>> start SOURCE MATERIAL
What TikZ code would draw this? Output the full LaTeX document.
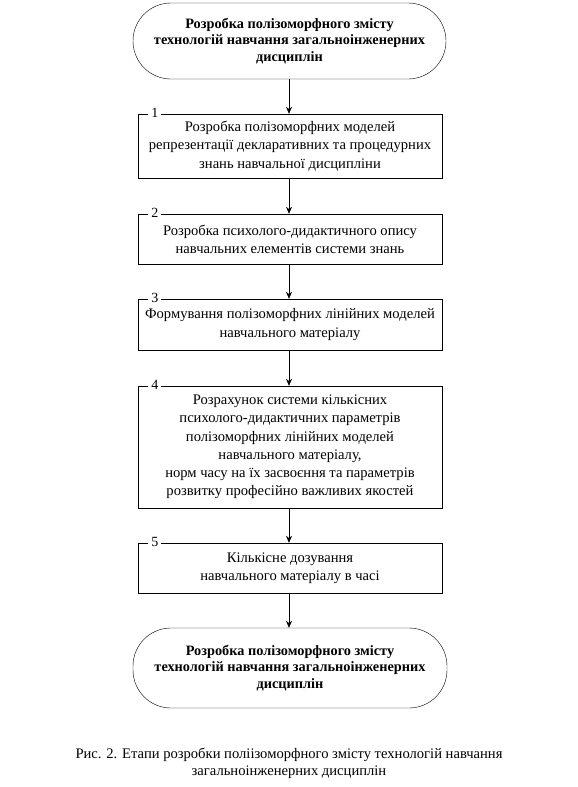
\documentclass[tikz,border=0pt]{standalone}
\usepackage{fontspec}
\setmainfont{Liberation Serif}
\usetikzlibrary{arrows.meta}
\begin{document}
\begin{tikzpicture}[x=1pt,y=-1pt,
  term/.style={draw,rounded corners=38pt,align=center,font=\fontsize{14.3}{16.5}\selectfont\bfseries,inner sep=0pt},
  stepbox/.style={draw,align=center,minimum width=304pt,font=\fontsize{14.6}{18.2}\selectfont,inner sep=0pt},
  num/.style={fill=white,inner xsep=3pt,inner ysep=0pt,font=\fontsize{14}{15}\selectfont},
  arr/.style={-{Stealth[length=7pt,width=6pt]},line width=0.6pt}]
\useasboundingbox (0,0) rectangle (578,787);
\node[term,minimum width=313pt,minimum height=76pt] (t0) at (289.5,41) {Розробка полізоморфного змісту\\технологій навчання загальноінженерних\\дисциплін};
\node[stepbox,minimum height=64pt] (b1) at (290,146) {Розробка полізоморфних моделей\\репрезентації декларативних та процедурних\\знань навчальної дисципліни};
\node[stepbox,minimum height=50pt] (b2) at (290,239) {Розробка психолого-дидактичного опису\\навчальних елементів системи знань};
\node[stepbox,minimum height=51pt] (b3) at (290,324.5) {Формування полізоморфних лінійних моделей\\навчального матеріалу};
\node[stepbox,minimum height=122pt] (b4) at (290,447) {Розрахунок системи кількісних\\психолого-дидактичних параметрів\\полізоморфних лінійних моделей\\навчального матеріалу,\\норм часу на їх засвоєння та параметрів\\розвитку професійно важливих якостей};
\node[stepbox,minimum height=50pt] (b5) at (290,568) {Кількісне дозування\\навчального матеріалу в часі};
\node[term,minimum width=314pt,minimum height=80pt] (t1) at (290,668) {Розробка полізоморфного змісту\\технологій навчання загальноінженерних\\дисциплін};
\node[num] (n1) at ([xshift=17pt,yshift=1pt]b1.north west) {1};
\node[num] (n2) at ([xshift=17pt,yshift=1pt]b2.north west) {2};
\node[num] (n3) at ([xshift=17pt,yshift=1pt]b3.north west) {3};
\node[num] (n4) at ([xshift=17pt,yshift=1pt]b4.north west) {4};
\node[num] (n5) at ([xshift=17pt,yshift=1pt]b5.north west) {5};
\draw[arr] (t0.south -| 289,0) -- (b1.north -| 289,0);
\draw[arr] (b1.south -| 289,0) -- (b2.north -| 289,0);
\draw[arr] (b2.south -| 289,0) -- (b3.north -| 289,0);
\draw[arr] (b3.south -| 289,0) -- (b4.north -| 289,0);
\draw[arr] (b4.south -| 289,0) -- (b5.north -| 289,0);
\draw[arr] (b5.south -| 289,0) -- (t1.north -| 289,0);
\node[align=center,font=\fontsize{14.6}{17}\selectfont] (cap) at (289,763) {Рис. 2. Етапи розробки поліізоморфного змісту технологій навчання\\загальноінженерних дисциплін};
\end{tikzpicture}
\end{document}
>> end SOURCE MATERIAL
» TASK
Transcribe the full listing above exactly, with the images removed.

» PROBLEM SOLUTION
What TikZ code would draw this? Output the full LaTeX document.
\documentclass[tikz,border=0pt]{standalone}
\usepackage{fontspec}
\setmainfont{Liberation Serif}
\usetikzlibrary{arrows.meta}
\begin{document}
\begin{tikzpicture}[x=1pt,y=-1pt,
  term/.style={draw,rounded corners=38pt,align=center,font=\fontsize{14.3}{16.5}\selectfont\bfseries,inner sep=0pt},
  stepbox/.style={draw,align=center,minimum width=304pt,font=\fontsize{14.6}{18.2}\selectfont,inner sep=0pt},
  num/.style={fill=white,inner xsep=3pt,inner ysep=0pt,font=\fontsize{14}{15}\selectfont},
  arr/.style={-{Stealth[length=7pt,width=6pt]},line width=0.6pt}]
\useasboundingbox (0,0) rectangle (578,787);
\node[term,minimum width=313pt,minimum height=76pt] (t0) at (289.5,41) {Розробка полізоморфного змісту\\технологій навчання загальноінженерних\\дисциплін};
\node[stepbox,minimum height=64pt] (b1) at (290,146) {Розробка полізоморфних моделей\\репрезентації декларативних та процедурних\\знань навчальної дисципліни};
\node[stepbox,minimum height=50pt] (b2) at (290,239) {Розробка психолого-дидактичного опису\\навчальних елементів системи знань};
\node[stepbox,minimum height=51pt] (b3) at (290,324.5) {Формування полізоморфних лінійних моделей\\навчального матеріалу};
\node[stepbox,minimum height=122pt] (b4) at (290,447) {Розрахунок системи кількісних\\психолого-дидактичних параметрів\\полізоморфних лінійних моделей\\навчального матеріалу,\\норм часу на їх засвоєння та параметрів\\розвитку професійно важливих якостей};
\node[stepbox,minimum height=50pt] (b5) at (290,568) {Кількісне дозування\\навчального матеріалу в часі};
\node[term,minimum width=314pt,minimum height=80pt] (t1) at (290,668) {Розробка полізоморфного змісту\\технологій навчання загальноінженерних\\дисциплін};
\node[num] (n1) at ([xshift=17pt,yshift=1pt]b1.north west) {1};
\node[num] (n2) at ([xshift=17pt,yshift=1pt]b2.north west) {2};
\node[num] (n3) at ([xshift=17pt,yshift=1pt]b3.north west) {3};
\node[num] (n4) at ([xshift=17pt,yshift=1pt]b4.north west) {4};
\node[num] (n5) at ([xshift=17pt,yshift=1pt]b5.north west) {5};
\draw[arr] (t0.south -| 289,0) -- (b1.north -| 289,0);
\draw[arr] (b1.south -| 289,0) -- (b2.north -| 289,0);
\draw[arr] (b2.south -| 289,0) -- (b3.north -| 289,0);
\draw[arr] (b3.south -| 289,0) -- (b4.north -| 289,0);
\draw[arr] (b4.south -| 289,0) -- (b5.north -| 289,0);
\draw[arr] (b5.south -| 289,0) -- (t1.north -| 289,0);
\node[align=center,font=\fontsize{14.6}{17}\selectfont] (cap) at (289,763) {Рис. 2. Етапи розробки поліізоморфного змісту технологій навчання\\загальноінженерних дисциплін};
\end{tikzpicture}
\end{document}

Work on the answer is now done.